SAGAL: Let's summarize your choices.
SAGAL: So somebody tried to attract customers, and it didn't quite work out. Was it from Tom Bodett, a restaurant in Vermont that invited customers to bring and kill their own chickens turned out harder than it looked?
SAGAL: From Brian Babylon, a promotion at a White Sox game where they handed out white ponchos with little pointy hoods that made it look like a very different kind of event.
SAGAL: Or, from Paula Poundstone, the sometimes you feel like a nut; sometimes you don't promotion - tried to leverage that for public good. It didn't work out. Which of these is the real story of a promotion gone wrong?
KOENIGSBERG: Oh, man.
KOENIGSBERG: I think I'm going to go with the crowd, here, and go with Brian.
SAGAL: You're going to go with Brian's story?
SAGAL: Well, Brian's story, of course, of the promotion at White Sox - Sox Park, we like to call it, where they gave out white hoods. Well, to find out the correct answer, we spoke to a reporter who covered the real story.
PAUL LUKAS: They were these white, plastic, rain, slip-on ponchos with these pointed hoods on the top. And it kind of looked like a Klan rally at the ballpark.
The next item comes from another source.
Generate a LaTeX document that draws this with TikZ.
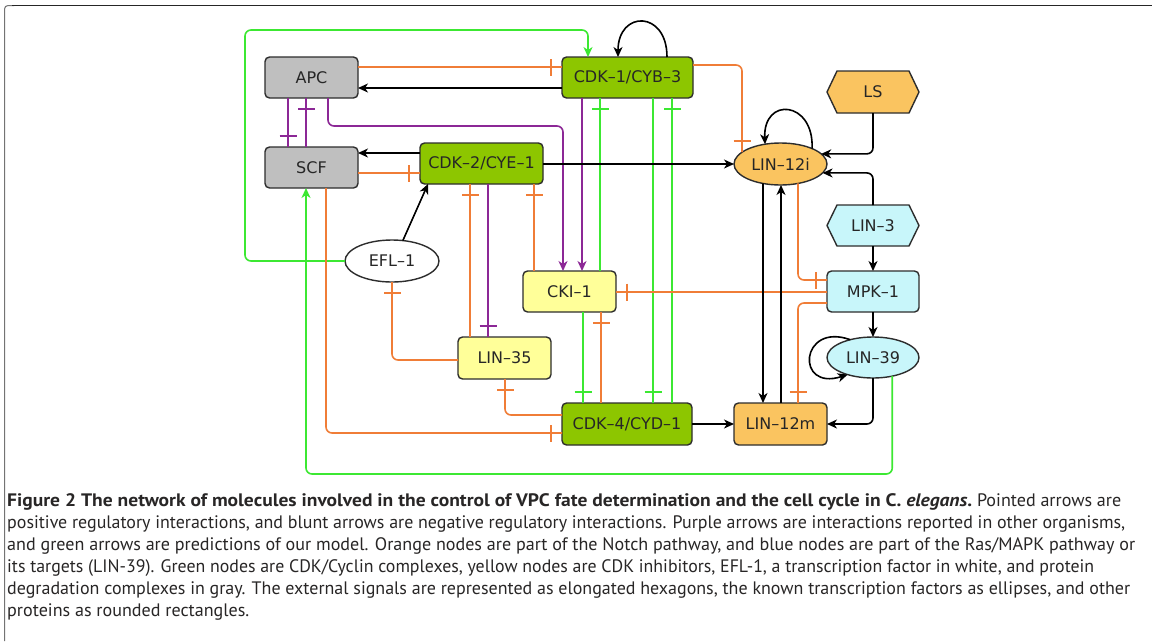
\documentclass[tikz,border=0pt]{standalone}
\usepackage{fontspec}
\usepackage{graphicx}
\setmainfont{DejaVu Sans}
\newfontfamily\capfont{PT Sans}
\newfontfamily\nodefont{DejaVu Sans}
\usetikzlibrary{arrows.meta,decorations.markings,shapes.geometric}
\pgfdeclarelayer{background}
\pgfsetlayers{background,main}
\definecolor{grayfill}{RGB}{191,191,191}
\definecolor{greenfill}{RGB}{141,198,0}
\definecolor{yellowfill}{RGB}{255,255,153}
\definecolor{orangefill}{RGB}{250,196,96}
\definecolor{bluefill}{RGB}{200,246,250}
\definecolor{bordercol}{RGB}{45,45,45}
\definecolor{orline}{RGB}{240,125,55}
\definecolor{grline}{RGB}{60,232,50}
\definecolor{puline}{RGB}{140,40,150}
\definecolor{capcol}{RGB}{40,38,38}
\newlength\capw
\newcommand\fitline[2]{\resizebox{#1pt}{\height}{#2}}
\begin{document}
\settowidth\capw{\capfont\fontsize{10pt}{12pt}\selectfont and green arrows are predictions of our model. Orange nodes are part of the Notch pathway, and blue nodes are part of the Ras/MAPK pathway or}%
\pgfmathsetmacro\capsize{10*1128/\capw}%
\begin{tikzpicture}[x=1pt,y=-1pt,
  nd/.style={draw=bordercol, line width=1.4pt, inner sep=0pt, outer sep=0pt,
    font=\nodefont\fontsize{16pt}{19pt}\selectfont, text=black!85},
  rbox/.style={nd, rounded corners=4.5pt, minimum width=#1, minimum height=41pt},
  ell/.style={nd, shape=ellipse, minimum width=93pt, minimum height=42pt},
  hexn/.style={inner sep=0pt, outer sep=0pt, minimum width=92pt, minimum height=42pt,
    font=\nodefont\fontsize{16pt}{19pt}\selectfont, text=black!85},
  hexshape/.style={draw=bordercol, line width=1.4pt, line join=round},
  ln/.style={line width=1.6pt, rounded corners=6pt},
  arr/.style={-{Stealth[length=10pt,width=9pt,inset=3pt]}},
  inh/.style={draw=#1, postaction={decorate, decoration={markings,
    mark=at position -11pt with {\draw[#1, line width=1.6pt] (0pt,-8.5pt) -- (0pt,8.5pt);}}}},
  capline/.style={anchor=base west, inner sep=0pt, text=capcol,
    font=\capfont\fontsize{\capsize pt}{22pt}\selectfont}
]
\useasboundingbox (0,0) rectangle (1152,641);
\begin{pgfonlayer}{background}
\fill[white] (0,0) rectangle (1152,641);
\end{pgfonlayer}
% frame
\draw[line width=1pt, black!55, rounded corners=3.5pt] (4.5,641) |- (14,5.5);
\draw[line width=1.3pt, black!85] (12,5.5) -- (1152,5.5);

% nodes
\node[rbox=93pt, fill=grayfill] (apc) at (311.5,77.5) {APC};
\node[rbox=93pt, fill=grayfill] (scf) at (311.5,167.5) {SCF};
\node[rbox=131pt, fill=greenfill] (cdk1) at (627.5,77.5) {CDK–1/CYB–3};
\node[rbox=123pt, fill=greenfill] (cdk2) at (481.5,163.5) {CDK–2/CYE–1};
\node[ell, fill=orangefill] (lin12i) at (780.5,164) {LIN–12i};
\node[hexn] (ls) at (873,92) {LS};
\node[hexn, minimum height=41pt] (lin3) at (873,225.5) {LIN–3};
\node[rbox=92pt, fill=bluefill] (mpk1) at (873,291.5) {MPK–1};
\node[ell, fill=bluefill, minimum width=92pt, minimum height=41pt] (lin39) at (873,357.5) {LIN–39};
\node[rbox=93pt, fill=orangefill, minimum height=42pt] (lin12m) at (780.5,424) {LIN–12m};
\node[rbox=130pt, fill=greenfill, minimum height=42pt] (cdk4) at (627,424) {CDK–4/CYD–1};
\node[rbox=93pt, fill=yellowfill] (cki1) at (569.5,291.5) {CKI–1};
\node[rbox=93pt, fill=yellowfill, minimum height=42pt] (lin35) at (504.5,358) {LIN–35};
\node[ell, fill=white, minimum width=94pt] (efl1) at (392,261) {EFL–1};

\begin{pgfonlayer}{background}
\draw[hexshape, fill=orangefill] (ls.west) -- ([shift={(10,0)}]ls.north west) -- ([shift={(-10,0)}]ls.north east)
  -- (ls.east) -- ([shift={(-10,0)}]ls.south east) -- ([shift={(10,0)}]ls.south west) -- cycle;
\draw[hexshape, fill=bluefill] (lin3.west) -- ([shift={(10,0)}]lin3.north west) -- ([shift={(-10,0)}]lin3.north east)
  -- (lin3.east) -- ([shift={(-10,0)}]lin3.south east) -- ([shift={(10,0)}]lin3.south west) -- cycle;
\end{pgfonlayer}

% connectors
% EFL-1 -> CDK-1/CYB-3 (green)
\draw[ln, grline, arr] (efl1.west) -| (245,30) -| ([shift={(-39.5,0)}]cdk1.north);
% APC -| CDK-1
\draw[ln, inh=orline] ([shift={(0,-10.5)}]apc.east) -- ([shift={(0,-10.5)}]cdk1.west);
% CDK-1 -> APC
\draw[ln, arr] ([shift={(0,10.5)}]cdk1.west) -- ([shift={(0,10.5)}]apc.east);
% APC -| SCF, SCF -| APC (purple)
\draw[ln, inh=puline] ([shift={(-23.5,0)}]apc.south) -- ([shift={(-23.5,0)}]scf.north);
\draw[ln, inh=puline] ([shift={(-5.5,0)}]scf.north) -- ([shift={(-5.5,0)}]apc.south);
% APC -> CKI-1 (purple)
\draw[ln, puline, arr] ([shift={(16.5,0)}]apc.south) |- ([shift={(-6.5,-145)}]cki1.north) -- ([shift={(-6.5,0)}]cki1.north);
% CDK-1 -> CKI-1 (purple)
\draw[ln, puline, arr] ([shift={(-45.5,0)}]cdk1.south) -- ([shift={(12.5,0)}]cki1.north);
% green inhibitions
\draw[ln, inh=grline] ([shift={(30.5,0)}]cki1.north) -- ([shift={(-27.5,0)}]cdk1.south);
\draw[ln, inh=grline] ([shift={(25.5,0)}]cdk1.south) -- ([shift={(26,0)}]cdk4.north);
\draw[ln, inh=grline] ([shift={(45,0)}]cdk4.north) -- ([shift={(44.5,0)}]cdk1.south);
\draw[ln, inh=grline] ([shift={(13.5,0)}]cki1.south) -- ([shift={(-44,0)}]cdk4.north);
% CDK-4 -| CKI-1
\draw[ln, inh=orline] ([shift={(-26,0)}]cdk4.north) -- ([shift={(31.5,0)}]cki1.south);
% MPK-1 -| CKI-1
\draw[ln, inh=orline] ([shift={(0,0.5)}]mpk1.west) -- ([shift={(0,0.5)}]cki1.east);
% LIN-12i -| MPK-1
\draw[ln, inh=orline] (lin12i.-48) |- ([shift={(0,-11.5)}]mpk1.west);
% MPK-1 -| LIN-12m
\draw[ln, inh=orline] ([shift={(0,11.5)}]mpk1.west) -| ([shift={(17.5,0)}]lin12m.north);
% CDK-1 -| LIN-12i
\draw[ln, inh=orline] ([shift={(0,-12.5)}]cdk1.east) -| (lin12i.163);
% self loops
\draw[ln, arr] (lin12i.26) .. controls +(2,-48) and +(-2,-48) .. (lin12i.128);
\draw[ln, arr] ([shift={(39.5,0)}]cdk1.north) .. controls +(0,-47) and +(0,-47) .. ([shift={(-9.5,0)}]cdk1.north);
\draw[ln, arr] (lin39.142) .. controls +(-50,-18) and +(-53,17) .. (lin39.214);
% LS, LIN-3 -> LIN-12i
\draw[ln, arr] (ls.south) |- (lin12i.14);
\draw[ln, arr] (lin3.north) |- (lin12i.-12);
% LIN-12i <-> LIN-12m
\draw[ln, arr] (lin12i.228) -- ([shift={(-17.5,0)}]lin12m.north);
\draw[ln, arr] ([shift={(0.5,0)}]lin12m.north) -- ([shift={(0.5,0)}]lin12i.south);
% CDK-4 -> LIN-12m
\draw[ln, arr] (cdk4.east) -- (lin12m.west);
% LIN-39 -> LIN-12m
\draw[ln, arr] (lin39.south) |- (lin12m.east);
% LIN-3 -> MPK-1 -> LIN-39
\draw[ln, arr] (lin3.south) -- (mpk1.north);
\draw[ln, arr] (mpk1.south) -- (lin39.north);
% LIN-39 -> SCF (green)
\draw[ln, grline, arr] (lin39.-44) |- ([shift={(-5.5,286)}]scf.south) -- ([shift={(-5.5,0)}]scf.south);
% CDK-2 -> SCF
\draw[ln, arr] ([shift={(0,-10.5)}]cdk2.west) -- ([shift={(0,-14.5)}]scf.east);
% SCF -| CDK-2
\draw[ln, inh=orline] ([shift={(0,5.5)}]scf.east) -- ([shift={(0,9.5)}]cdk2.west);
% CDK-2 -> LIN-12i
\draw[ln, arr] ([shift={(0,0.5)}]cdk2.east) -- (lin12i.west);
% EFL-1 -> CDK-2
\draw[ln, arr] (efl1.62) -- ([shift={(8,0)}]cdk2.south west);
% SCF -| CDK-4
\draw[ln, inh=orline] ([shift={(14.5,0)}]scf.south) |- ([shift={(0,9)}]cdk4.west);
% CDK-4 -| LIN-35
\draw[ln, inh=orline] ([shift={(0,-9)}]cdk4.west) -| ([shift={(0.5,0)}]lin35.south);
% LIN-35 -| EFL-1
\draw[ln, inh=orline] ([shift={(0,2)}]lin35.west) -| (efl1.south);
% LIN-35 -| CDK-2
\draw[ln, inh=orline] ([shift={(-34.5,0)}]lin35.north) -- ([shift={(-11.5,0)}]cdk2.south);
% CDK-2 -| LIN-35 (purple)
\draw[ln, inh=puline] ([shift={(6.5,0)}]cdk2.south) -- ([shift={(-16.5,0)}]lin35.north);
% CKI-1 -| CDK-2
\draw[ln, inh=orline] ([shift={(-35.5,0)}]cki1.north) -- ([shift={(52.5,0)}]cdk2.south);

% caption
\node[capline] (cap1) at (7,506) {\fitline{965}{\bfseries Figure 2 The network of molecules involved in the control of VPC fate determination and the cell cycle in C. \textit{elegans}.} Pointed arrows are};
\node[capline] (cap2) at (7,528) {\fitline{1118}{positive regulatory interactions, and blunt arrows are negative regulatory interactions. Purple arrows are interactions reported in other organisms,}};
\node[capline] (cap3) at (7,550) {\fitline{1128}{and green arrows are predictions of our model. Orange nodes are part of the Notch pathway, and blue nodes are part of the Ras/MAPK pathway or}};
\node[capline] (cap4) at (7,572) {\fitline{1087}{its targets (LIN-39). Green nodes are CDK/Cyclin complexes, yellow nodes are CDK inhibitors, EFL-1, a transcription factor in white, and protein}};
\node[capline] (cap5) at (7,594) {\fitline{1123}{degradation complexes in gray. The external signals are represented as elongated hexagons, the known transcription factors as ellipses, and other}};
\node[capline] (cap6) at (7,616) {proteins as rounded rectangles.};
\end{tikzpicture}
\end{document}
SAGAL: That was Paul Lukas from ESPN talking, of course, about the misplaced, white hoods. Meant well - they meant well at Sox Park. They didn't look all that right. Congratulations, you picked the right story. It was Brian's, of course. You've earned a point for Brian. And, of course, you've won our prize - Carl Kasell's voice on whatever device you want to record it on. Well done, sir.